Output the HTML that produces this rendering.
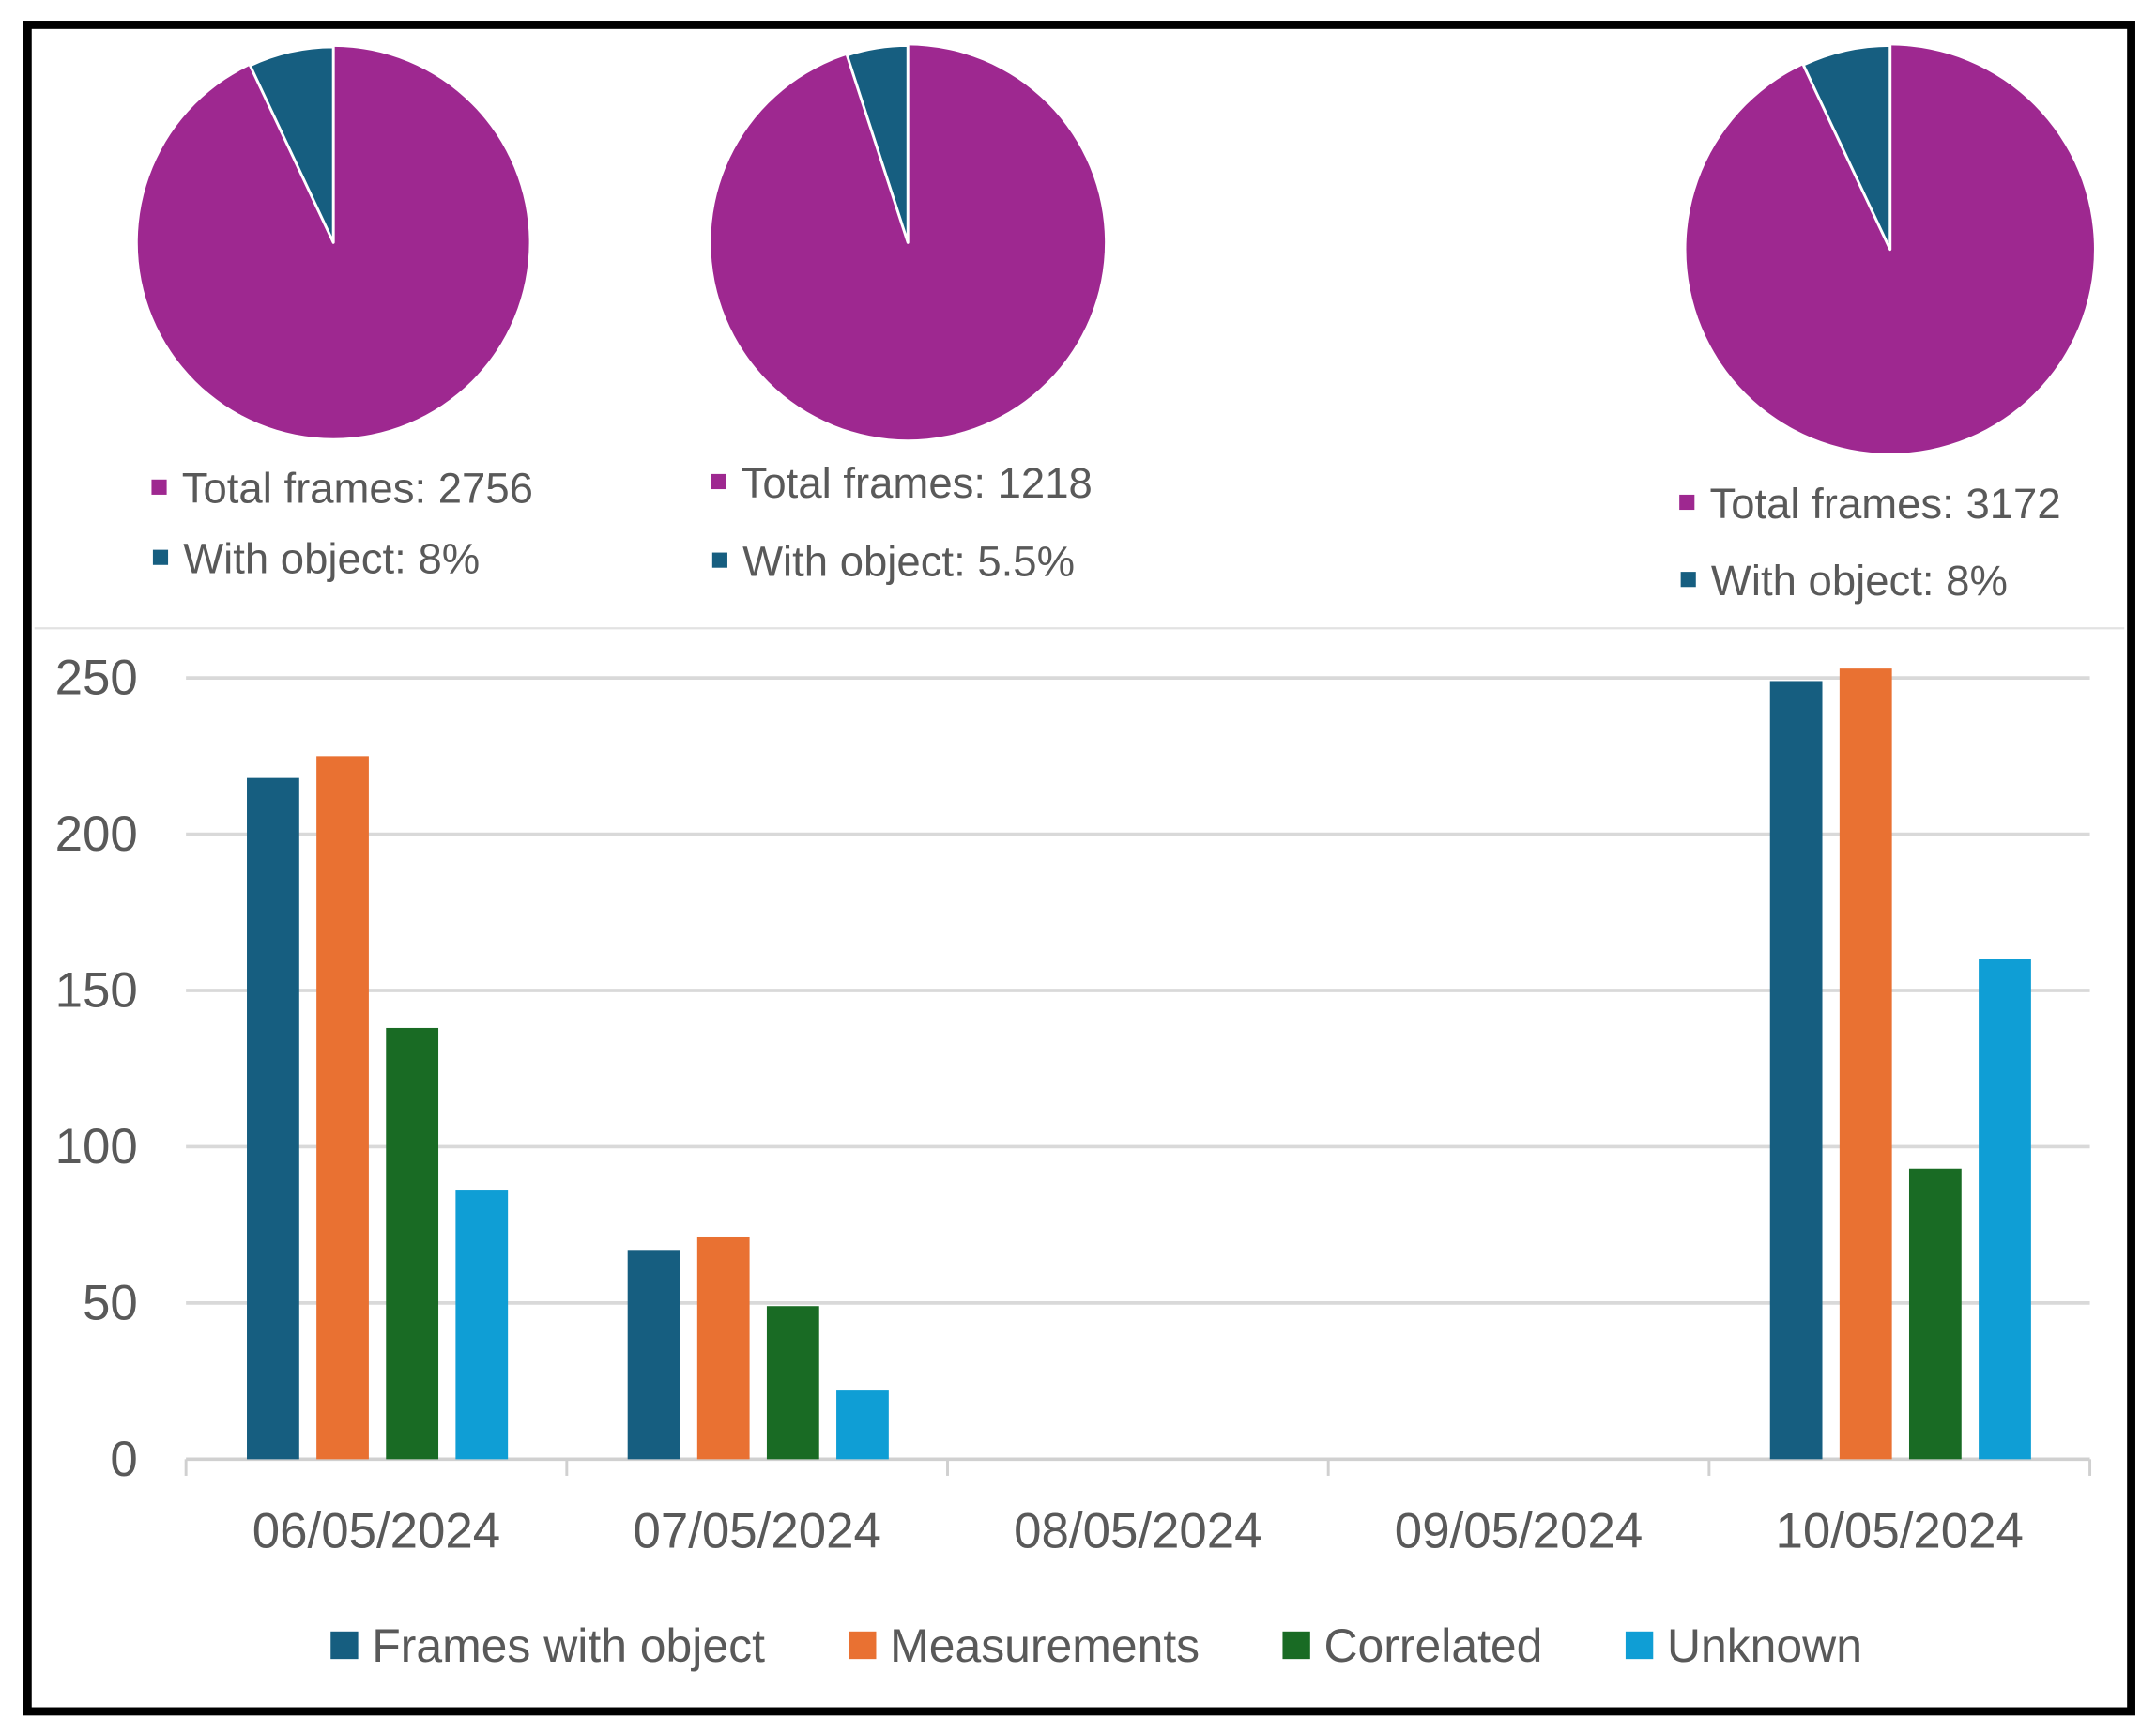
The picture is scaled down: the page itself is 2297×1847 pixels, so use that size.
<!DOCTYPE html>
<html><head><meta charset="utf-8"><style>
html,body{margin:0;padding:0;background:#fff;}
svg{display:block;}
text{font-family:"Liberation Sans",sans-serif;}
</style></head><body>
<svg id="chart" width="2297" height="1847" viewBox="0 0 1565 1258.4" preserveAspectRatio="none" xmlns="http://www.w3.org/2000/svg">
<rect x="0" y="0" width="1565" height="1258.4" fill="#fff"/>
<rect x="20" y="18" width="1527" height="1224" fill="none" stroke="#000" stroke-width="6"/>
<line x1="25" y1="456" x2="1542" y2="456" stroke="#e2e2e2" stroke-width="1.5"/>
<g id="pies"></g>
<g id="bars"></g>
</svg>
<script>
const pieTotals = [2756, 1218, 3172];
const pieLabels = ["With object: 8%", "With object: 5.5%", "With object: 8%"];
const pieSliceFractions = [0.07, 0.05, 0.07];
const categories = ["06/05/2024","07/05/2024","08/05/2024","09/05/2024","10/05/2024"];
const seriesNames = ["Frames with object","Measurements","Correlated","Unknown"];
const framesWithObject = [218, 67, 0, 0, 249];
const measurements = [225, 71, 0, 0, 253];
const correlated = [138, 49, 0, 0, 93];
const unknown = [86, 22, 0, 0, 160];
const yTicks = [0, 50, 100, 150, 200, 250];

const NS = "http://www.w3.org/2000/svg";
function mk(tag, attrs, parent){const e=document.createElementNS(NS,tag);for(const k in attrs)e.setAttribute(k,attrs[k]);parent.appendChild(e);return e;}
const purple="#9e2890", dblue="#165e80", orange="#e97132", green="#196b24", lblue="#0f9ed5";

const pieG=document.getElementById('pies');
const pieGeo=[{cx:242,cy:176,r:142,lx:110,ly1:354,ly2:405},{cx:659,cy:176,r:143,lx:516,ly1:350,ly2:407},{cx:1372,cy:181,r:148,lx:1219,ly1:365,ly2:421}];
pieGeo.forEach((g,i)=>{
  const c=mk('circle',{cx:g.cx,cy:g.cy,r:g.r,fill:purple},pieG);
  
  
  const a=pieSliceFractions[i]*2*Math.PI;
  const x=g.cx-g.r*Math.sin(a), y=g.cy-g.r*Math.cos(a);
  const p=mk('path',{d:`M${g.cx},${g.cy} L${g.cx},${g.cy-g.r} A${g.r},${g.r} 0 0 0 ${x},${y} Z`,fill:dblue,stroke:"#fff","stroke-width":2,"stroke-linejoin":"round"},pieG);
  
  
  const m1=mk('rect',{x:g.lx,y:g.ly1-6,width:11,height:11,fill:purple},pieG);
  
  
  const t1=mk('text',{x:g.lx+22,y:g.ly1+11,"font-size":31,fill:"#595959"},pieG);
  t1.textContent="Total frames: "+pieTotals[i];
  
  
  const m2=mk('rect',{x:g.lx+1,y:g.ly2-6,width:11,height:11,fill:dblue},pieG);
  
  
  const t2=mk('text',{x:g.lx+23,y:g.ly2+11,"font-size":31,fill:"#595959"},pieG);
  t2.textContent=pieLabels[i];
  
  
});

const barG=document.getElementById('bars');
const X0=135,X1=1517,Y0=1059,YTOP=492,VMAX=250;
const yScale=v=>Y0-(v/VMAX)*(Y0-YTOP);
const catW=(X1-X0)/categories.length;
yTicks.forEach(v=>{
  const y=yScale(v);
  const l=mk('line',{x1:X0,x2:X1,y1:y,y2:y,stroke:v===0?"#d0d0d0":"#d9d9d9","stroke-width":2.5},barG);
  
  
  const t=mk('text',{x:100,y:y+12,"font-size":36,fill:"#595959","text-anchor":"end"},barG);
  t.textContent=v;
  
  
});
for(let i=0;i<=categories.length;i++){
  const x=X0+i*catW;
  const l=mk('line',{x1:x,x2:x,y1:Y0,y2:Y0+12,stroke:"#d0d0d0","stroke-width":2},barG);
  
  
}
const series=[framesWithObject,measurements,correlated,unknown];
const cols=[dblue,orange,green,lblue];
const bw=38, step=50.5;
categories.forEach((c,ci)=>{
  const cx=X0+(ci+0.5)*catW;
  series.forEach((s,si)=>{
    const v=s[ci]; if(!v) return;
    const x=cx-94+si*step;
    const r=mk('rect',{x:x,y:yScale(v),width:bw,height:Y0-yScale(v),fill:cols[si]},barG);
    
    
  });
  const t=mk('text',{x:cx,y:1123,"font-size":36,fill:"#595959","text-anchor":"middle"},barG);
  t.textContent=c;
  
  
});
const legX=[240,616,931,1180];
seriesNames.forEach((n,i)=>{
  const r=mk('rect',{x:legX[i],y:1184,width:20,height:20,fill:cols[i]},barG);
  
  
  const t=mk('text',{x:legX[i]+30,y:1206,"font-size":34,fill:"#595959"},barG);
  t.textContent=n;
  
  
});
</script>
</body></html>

Goal: Quote the data above in full and without alteration; skip the pictures.

Finished task:
Output the HTML that produces this rendering.
The picture is scaled down: the page itself is 2297×1847 pixels, so use that size.
<!DOCTYPE html>
<html><head><meta charset="utf-8"><style>
html,body{margin:0;padding:0;background:#fff;}
svg{display:block;}
text{font-family:"Liberation Sans",sans-serif;}
</style></head><body>
<svg id="chart" width="2297" height="1847" viewBox="0 0 1565 1258.4" preserveAspectRatio="none" xmlns="http://www.w3.org/2000/svg">
<rect x="0" y="0" width="1565" height="1258.4" fill="#fff"/>
<rect x="20" y="18" width="1527" height="1224" fill="none" stroke="#000" stroke-width="6"/>
<line x1="25" y1="456" x2="1542" y2="456" stroke="#e2e2e2" stroke-width="1.5"/>
<g id="pies"></g>
<g id="bars"></g>
</svg>
<script>
const pieTotals = [2756, 1218, 3172];
const pieLabels = ["With object: 8%", "With object: 5.5%", "With object: 8%"];
const pieSliceFractions = [0.07, 0.05, 0.07];
const categories = ["06/05/2024","07/05/2024","08/05/2024","09/05/2024","10/05/2024"];
const seriesNames = ["Frames with object","Measurements","Correlated","Unknown"];
const framesWithObject = [218, 67, 0, 0, 249];
const measurements = [225, 71, 0, 0, 253];
const correlated = [138, 49, 0, 0, 93];
const unknown = [86, 22, 0, 0, 160];
const yTicks = [0, 50, 100, 150, 200, 250];

const NS = "http://www.w3.org/2000/svg";
function mk(tag, attrs, parent){const e=document.createElementNS(NS,tag);for(const k in attrs)e.setAttribute(k,attrs[k]);parent.appendChild(e);return e;}
const purple="#9e2890", dblue="#165e80", orange="#e97132", green="#196b24", lblue="#0f9ed5";

const pieG=document.getElementById('pies');
const pieGeo=[{cx:242,cy:176,r:142,lx:110,ly1:354,ly2:405},{cx:659,cy:176,r:143,lx:516,ly1:350,ly2:407},{cx:1372,cy:181,r:148,lx:1219,ly1:365,ly2:421}];
pieGeo.forEach((g,i)=>{
  const c=mk('circle',{cx:g.cx,cy:g.cy,r:g.r,fill:purple},pieG);
  
  
  const a=pieSliceFractions[i]*2*Math.PI;
  const x=g.cx-g.r*Math.sin(a), y=g.cy-g.r*Math.cos(a);
  const p=mk('path',{d:`M${g.cx},${g.cy} L${g.cx},${g.cy-g.r} A${g.r},${g.r} 0 0 0 ${x},${y} Z`,fill:dblue,stroke:"#fff","stroke-width":2,"stroke-linejoin":"round"},pieG);
  
  
  const m1=mk('rect',{x:g.lx,y:g.ly1-6,width:11,height:11,fill:purple},pieG);
  
  
  const t1=mk('text',{x:g.lx+22,y:g.ly1+11,"font-size":31,fill:"#595959"},pieG);
  t1.textContent="Total frames: "+pieTotals[i];
  
  
  const m2=mk('rect',{x:g.lx+1,y:g.ly2-6,width:11,height:11,fill:dblue},pieG);
  
  
  const t2=mk('text',{x:g.lx+23,y:g.ly2+11,"font-size":31,fill:"#595959"},pieG);
  t2.textContent=pieLabels[i];
  
  
});

const barG=document.getElementById('bars');
const X0=135,X1=1517,Y0=1059,YTOP=492,VMAX=250;
const yScale=v=>Y0-(v/VMAX)*(Y0-YTOP);
const catW=(X1-X0)/categories.length;
yTicks.forEach(v=>{
  const y=yScale(v);
  const l=mk('line',{x1:X0,x2:X1,y1:y,y2:y,stroke:v===0?"#d0d0d0":"#d9d9d9","stroke-width":2.5},barG);
  
  
  const t=mk('text',{x:100,y:y+12,"font-size":36,fill:"#595959","text-anchor":"end"},barG);
  t.textContent=v;
  
  
});
for(let i=0;i<=categories.length;i++){
  const x=X0+i*catW;
  const l=mk('line',{x1:x,x2:x,y1:Y0,y2:Y0+12,stroke:"#d0d0d0","stroke-width":2},barG);
  
  
}
const series=[framesWithObject,measurements,correlated,unknown];
const cols=[dblue,orange,green,lblue];
const bw=38, step=50.5;
categories.forEach((c,ci)=>{
  const cx=X0+(ci+0.5)*catW;
  series.forEach((s,si)=>{
    const v=s[ci]; if(!v) return;
    const x=cx-94+si*step;
    const r=mk('rect',{x:x,y:yScale(v),width:bw,height:Y0-yScale(v),fill:cols[si]},barG);
    
    
  });
  const t=mk('text',{x:cx,y:1123,"font-size":36,fill:"#595959","text-anchor":"middle"},barG);
  t.textContent=c;
  
  
});
const legX=[240,616,931,1180];
seriesNames.forEach((n,i)=>{
  const r=mk('rect',{x:legX[i],y:1184,width:20,height:20,fill:cols[i]},barG);
  
  
  const t=mk('text',{x:legX[i]+30,y:1206,"font-size":34,fill:"#595959"},barG);
  t.textContent=n;
  
  
});
</script>
</body></html>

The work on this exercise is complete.